KHON2 asked if it was hard work.

“Yeah,” Pearl City High School Interact Club vice president Andie Shimizu said, “but it’s pretty fulfilling because there’s a lot less trash than there was when we started.”

Participants said they still have their work cut out for them, but they have made some serious headway.

“Once they actually see themselves making a change, they kind of get addicted to it and they start coming out more and more,” Souza said.

The nonprofit Malama Puuloa is creating a native food-producing garden just down the road near Lehua Elementary School — the area was commonly used as an area for illegal dumping.

“Oh, it was full. Very, very full,” Malama Puuloa, lead field tech Brailey Hirose-Hulbert said. “Like we found very large pieces of trash, you know, car parts, huge chunks of glass, there’s even some remnants of broken fences.”

They have refurbished the soil with mulch and began planting potatoes, oranges and more, but keeping the area green is a hands-on activity.

“And that speaks to a larger situation, right?
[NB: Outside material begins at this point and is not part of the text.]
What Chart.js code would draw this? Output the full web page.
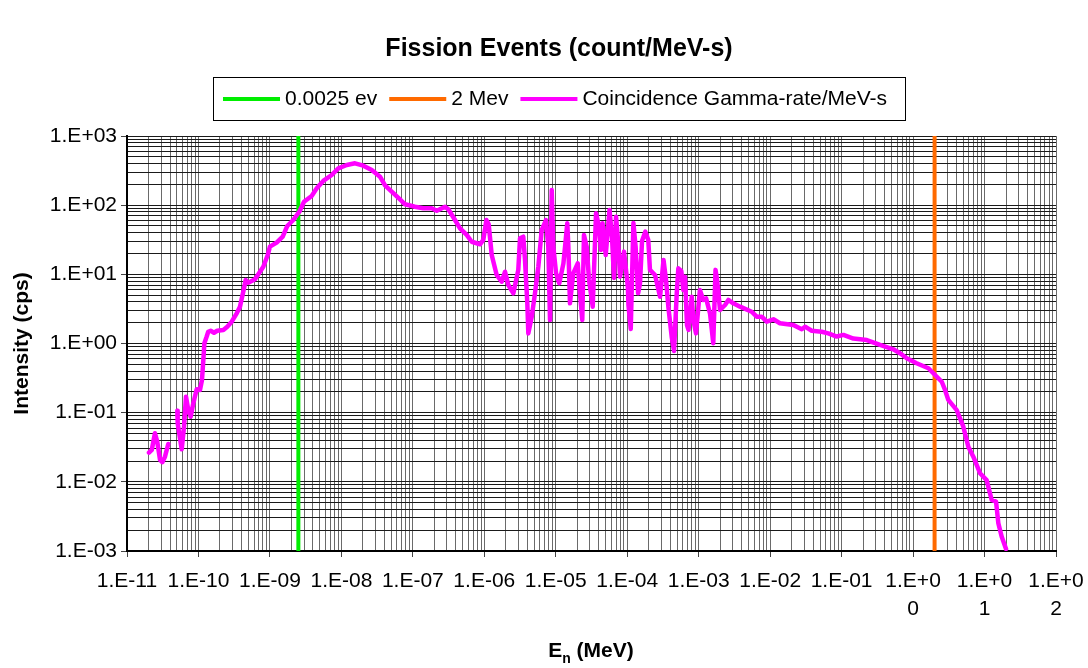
<!DOCTYPE html>
<html>
<head>
<meta charset="utf-8">
<title>Fission Events</title>
<script src="https://cdn.jsdelivr.net/npm/chart.js@4.4.1/dist/chart.umd.min.js"></script>
<style>
  body { margin: 0; background: #fff; }
  #wrap { width: 1088px; height: 668px; }
</style>
</head>
<body>
<div id="wrap"><canvas id="fissionChart" width="1088" height="668"></canvas></div>
<script>
// neutron energy (MeV) and coincidence gamma rate (cps); null marks the break in the trace
const energyMeV = [
  2.03e-11, 2.22e-11, 2.46e-11, 2.65e-11, 2.90e-11, 3.12e-11, 3.40e-11, 3.78e-11, 4.3e-11,
  5.06e-11, 5.12e-11, 5.83e-11, 6.28e-11, 6.69e-11, 7.21e-11, 7.79e-11, 8.47e-11, 9.45e-11,
  1.05e-10, 1.12e-10, 1.17e-10, 1.21e-10, 1.30e-10, 1.37e-10, 1.48e-10, 1.65e-10, 1.83e-10,
  2.23e-10, 2.53e-10, 2.92e-10, 3.43e-10, 3.81e-10, 4.34e-10, 4.58e-10, 4.98e-10, 6.18e-10,
  8.08e-10, 9.31e-10, 1.00e-9, 1.24e-9, 1.51e-9, 1.75e-9, 2.12e-9, 2.58e-9, 3.00e-9,
  3.84e-9, 4.52e-9, 5.58e-9, 7.32e-9, 9.06e-9, 1.19e-8, 1.55e-8, 2.03e-8, 2.66e-8,
  3.47e-8, 4.08e-8, 5.06e-8, 6.61e-8, 7.77e-8, 1.07e-7, 1.40e-7, 1.84e-7, 2.16e-7,
  2.82e-7, 3.14e-7, 3.89e-7, 4.57e-7, 5.67e-7, 6.66e-7, 8.71e-7, 9.68e-7, 1.07e-6,
  1.15e-6, 1.27e-6, 1.49e-6, 1.75e-6, 1.95e-6, 2.17e-6, 2.55e-6, 2.99e-6, 3.16e-6,
  3.51e-6, 3.71e-6, 4.00e-6, 4.13e-6, 4.61e-6, 5.12e-6, 5.70e-6, 6.36e-6, 7.30e-6,
  7.86e-6, 8.31e-6, 8.78e-6, 9.24e-6, 1.01e-5, 1.12e-5, 1.28e-5, 1.45e-5, 1.50e-5,
  1.58e-5, 1.76e-5, 2.03e-5, 2.18e-5, 2.35e-5, 2.48e-5, 2.71e-5, 2.92e-5, 3.29e-5,
  3.66e-5, 4.03e-5, 4.30e-5, 4.51e-5, 5.00e-5, 5.65e-5, 6.12e-5, 6.53e-5, 6.97e-5,
  7.43e-5, 7.93e-5, 9.02e-5, 1.02e-4, 1.04e-4, 1.12e-4, 1.22e-4, 1.31e-4, 1.42e-4,
  1.51e-4, 1.61e-4, 1.79e-4, 1.97e-4, 2.08e-4, 2.45e-4, 2.88e-4, 3.22e-4, 3.49e-4,
  3.76e-4, 4.19e-4, 4.52e-4, 4.93e-4, 5.19e-4, 5.71e-4, 6.09e-4, 6.44e-4, 6.86e-4,
  7.20e-4, 7.99e-4, 8.41e-4, 9.17e-4, 1.04e-3, 1.16e-3, 1.27e-3, 1.44e-3, 1.60e-3,
  1.72e-3, 1.81e-3, 1.99e-3, 2.34e-3, 2.60e-3, 3.05e-3, 3.79e-3, 5.52e-3, 6.49e-3,
  7.62e-3, 8.95e-3, 1.11e-2, 1.37e-2, 2.11e-2, 2.77e-2, 3.08e-2, 3.82e-2, 5.27e-2,
  6.52e-2, 8.54e-2, 0.106, 0.146, 0.225, 0.345, 0.529, 0.657, 0.815,
  1.12, 1.64, 1.92, 2.52, 2.80, 3.11, 4.08, 5.05, 5.93,
  6.97, 8.65, 10.7, 12.6, 14.5, 15.6, 17.4, 20.0
];
const gammaRate = [
  0.0264, 0.0289, 0.0504, 0.0381, 0.0207, 0.0192, 0.0231, 0.0353, null,
  0.107, 0.0702, 0.0295, 0.0627, 0.170, 0.109, 0.0875, 0.137, 0.218,
  0.213, 0.297, 0.577, 1.01, 1.25, 1.48, 1.53, 1.43, 1.53,
  1.57, 1.75, 2.07, 2.73, 3.41, 6.28, 8.28, 7.57, 8.48,
  12.9, 19.0, 25.1, 28.7, 35.0, 50.0, 61.0, 80.5, 112,
  136, 175, 224, 273, 341, 381, 403, 372, 322,
  258, 193, 157, 121, 103, 95.0, 90.1, 90.1, 83.2,
  95.0, 87.2, 61.0, 46.3, 37.1, 29.6, 27.2, 31.4, 61.0,
  53.4, 19.0, 9.78, 7.83, 10.9, 7.01, 5.32, 11.6, 33.2,
  35.0, 16.1, 3.81, 1.40, 2.44, 5.32, 12.9, 43.8, 61.0,
  25.1, 2.19, 166, 25.1, 10.4, 7.42, 14.4, 54.7, 25.1,
  3.81, 10.4, 14.4, 5.32, 2.19, 37.1, 25.1, 8.28, 3.41,
  76.3, 48.9, 22.5, 54.7, 19.0, 85.1, 35.0, 8.85, 68.1,
  31.4, 9.25, 21.3, 6.63, 3.60, 1.62, 55.2, 25.1, 5.32,
  7.42, 30.3, 41.4, 31.4, 11.6, 9.78, 4.75, 16.1, 8.28,
  3.41, 1.25, 0.779, 5.32, 12.2, 11.2, 5.94, 9.25, 1.85,
  1.57, 4.75, 2.19, 1.40, 5.94, 4.26, 4.50, 2.73, 1.01,
  11.6, 8.28, 3.05, 3.60, 4.26, 3.81, 3.41, 2.88, 2.44,
  2.44, 2.07, 2.24, 1.96, 1.85, 1.61, 1.75, 1.53, 1.48,
  1.40, 1.26, 1.33, 1.18, 1.12, 0.952, 0.825, 0.722, 0.611,
  0.518, 0.438, 0.371, 0.280, 0.213, 0.153, 0.109, 0.0627, 0.0322,
  0.0231, 0.0133, 0.0106, 0.00547, 0.00517, 0.00252, 0.00161, 0.00107
];

// reference energies drawn as vertical lines
const markerLabels = ['0.0025 ev', '2 Mev'];
const markerEnergies = [2.5e-9, 2];
const markerColors = ['#00ee00', '#ff6a00'];

const xTickLabels = ['1.E-11', '1.E-10', '1.E-09', '1.E-08', '1.E-07', '1.E-06', '1.E-05',
  '1.E-04', '1.E-03', '1.E-02', '1.E-01', ['1.E+0', '0'], ['1.E+0', '1'], ['1.E+0', '2']];
const yTickLabels = ['1.E-03', '1.E-02', '1.E-01', '1.E+00', '1.E+01', '1.E+02', '1.E+03'];

const FONT = '"Liberation Sans", Arial, sans-serif';
Chart.defaults.font.family = FONT;
Chart.defaults.color = '#000';

// 1..9 x 10^n grid for a log axis
function logGrid(minExp, maxExp) {
  const ticks = [];
  for (let e = minExp; e < maxExp; e++) {
    for (let m = 1; m < 10; m++) ticks.push({ value: m * Math.pow(10, e) });
  }
  ticks.push({ value: Math.pow(10, maxExp) });
  return ticks;
}

const isDecade = ctx => ctx.index % 9 === 0;

const markerSets = markerEnergies.map((e, i) => ({
  label: markerLabels[i],
  data: [{ x: e, y: 1e-3 }, { x: e, y: 1e3 }],
  borderColor: markerColors[i],
  backgroundColor: markerColors[i],
  borderWidth: 4,
  pointRadius: 0,
  order: 1
}));

const gammaSet = {
  label: 'Coincidence Gamma-rate/MeV-s',
  data: energyMeV.map((e, i) => ({ x: e, y: gammaRate[i] })),
  borderColor: '#ff00ff',
  backgroundColor: '#ff00ff',
  borderWidth: 4.5,
  borderJoinStyle: 'round',
  borderCapStyle: 'round',
  pointRadius: 0,
  spanGaps: false,
  order: 0
};

// title, boxed legend and the subscripted x-axis title
const frameText = {
  id: 'frameText',
  afterDraw(chart) {
    const ctx = chart.ctx;
    ctx.save();
    ctx.fillStyle = '#000';
    ctx.textBaseline = 'middle';

    ctx.font = 'bold 25px ' + FONT;
    ctx.textAlign = 'center';
    ctx.fillText('Fission Events (count/MeV-s)', 559, 49);

    // legend
    ctx.font = '21px ' + FONT;
    ctx.textAlign = 'left';
    const items = chart.data.datasets.map(d => ({ label: d.label, color: d.borderColor }));
    const lineLen = 57, lineGap = 5, itemGap = 12, pad = 10;
    let total = 0;
    items.forEach((it, i) => {
      it.w = ctx.measureText(it.label).width;
      total += lineLen + lineGap + it.w + (i < items.length - 1 ? itemGap : 0);
    });
    const boxW = Math.max(total + pad * 2, 692), boxH = 43;
    const boxX = Math.round(559 - boxW / 2), boxY = 77;
    ctx.fillStyle = '#fff';
    ctx.fillRect(boxX, boxY, boxW, boxH);
    ctx.strokeStyle = '#000';
    ctx.lineWidth = 1;
    ctx.strokeRect(boxX + 0.5, boxY + 0.5, boxW, boxH);
    let x = boxX + pad;
    const cy = boxY + boxH / 2 + 0.5;
    items.forEach(it => {
      ctx.strokeStyle = it.color;
      ctx.lineWidth = 4;
      ctx.beginPath();
      ctx.moveTo(x, cy);
      ctx.lineTo(x + lineLen, cy);
      ctx.stroke();
      x += lineLen + lineGap;
      ctx.fillStyle = '#000';
      ctx.fillText(it.label, x, cy);
      x += it.w + itemGap;
    });

    // x-axis title: E with subscript n
    const big = 'bold 21px ' + FONT, small = 'bold 14px ' + FONT;
    ctx.textBaseline = 'alphabetic';
    ctx.font = big;
    const wE = ctx.measureText('E').width;
    const wRest = ctx.measureText(' (MeV)').width;
    ctx.font = small;
    const wN = ctx.measureText('n').width;
    let tx = 591 - (wE + wN + wRest) / 2;
    const base = 657;
    ctx.font = big;
    ctx.fillText('E', tx, base);
    tx += wE;
    ctx.font = small;
    ctx.fillText('n', tx, base + 6);
    tx += wN;
    ctx.font = big;
    ctx.fillText(' (MeV)', tx, base);
    ctx.restore();
  }
};

new Chart(document.getElementById('fissionChart'), {
  type: 'line',
  data: { datasets: [...markerSets, gammaSet] },
  options: {
    responsive: false,
    animation: false,
    layout: { padding: { top: 136, right: 32, bottom: 0, left: 0 } },
    plugins: {
      legend: { display: false },
      title: { display: false },
      tooltip: { enabled: false }
    },
    scales: {
      x: {
        type: 'logarithmic',
        position: 'bottom',
        min: 1e-11,
        max: 100,
        afterBuildTicks: scale => { scale.ticks = logGrid(-11, 2); },
        afterFit: scale => {
          scale.height = 117;
          scale.paddingLeft = 0;
          scale.paddingRight = 0;
        },
        ticks: {
          autoSkip: false,
          maxRotation: 0,
          minRotation: 0,
          padding: 10,
          font: { size: 21, lineHeight: 1.34 },
          color: '#000',
          callback: (v, i) => (i % 9 === 0 ? xTickLabels[i / 9] : '')
        },
        grid: {
          color: '#6a6a6a',
          lineWidth: 1,
          tickLength: 6,
          tickColor: ctx => (isDecade(ctx) ? '#444' : 'rgba(0,0,0,0)')
        },
        border: { display: true, color: '#000', width: 2 }
      },
      y: {
        type: 'logarithmic',
        min: 1e-3,
        max: 1e3,
        afterBuildTicks: scale => { scale.ticks = logGrid(-3, 3); },
        afterFit: scale => {
          scale.width = 127;
          scale.paddingTop = 0;
          scale.paddingBottom = 0;
        },
        ticks: {
          autoSkip: false,
          padding: 4,
          font: { size: 21 },
          color: '#000',
          callback: (v, i) => (i % 9 === 0 ? yTickLabels[i / 9] : '')
        },
        grid: {
          color: '#1a1a1a',
          lineWidth: 1,
          tickLength: 6,
          tickColor: ctx => (isDecade(ctx) ? '#444' : 'rgba(0,0,0,0)')
        },
        border: { display: true, color: '#000', width: 2 },
        title: {
          display: true,
          text: 'Intensity (cps)',
          font: { size: 21, weight: 'bold' },
          padding: { top: 10, bottom: 0 }
        }
      }
    }
  },
  plugins: [frameText]
});
</script>
</body>
</html>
There is no active irrigation along the bike path so to cultivate a space with — let a lone a food space — would necessitate that,” Hirose-Hulbert said, “these water jugs though? That’s what I mean, we hand water, we have a little wheelbarrow in the back there.”

Maintaining the path is an ongoing, years-long project, but anything helps.

“It doesn’t hurt to try like one hour of community service and it will still do a lot with just an hour,” Shimizu said.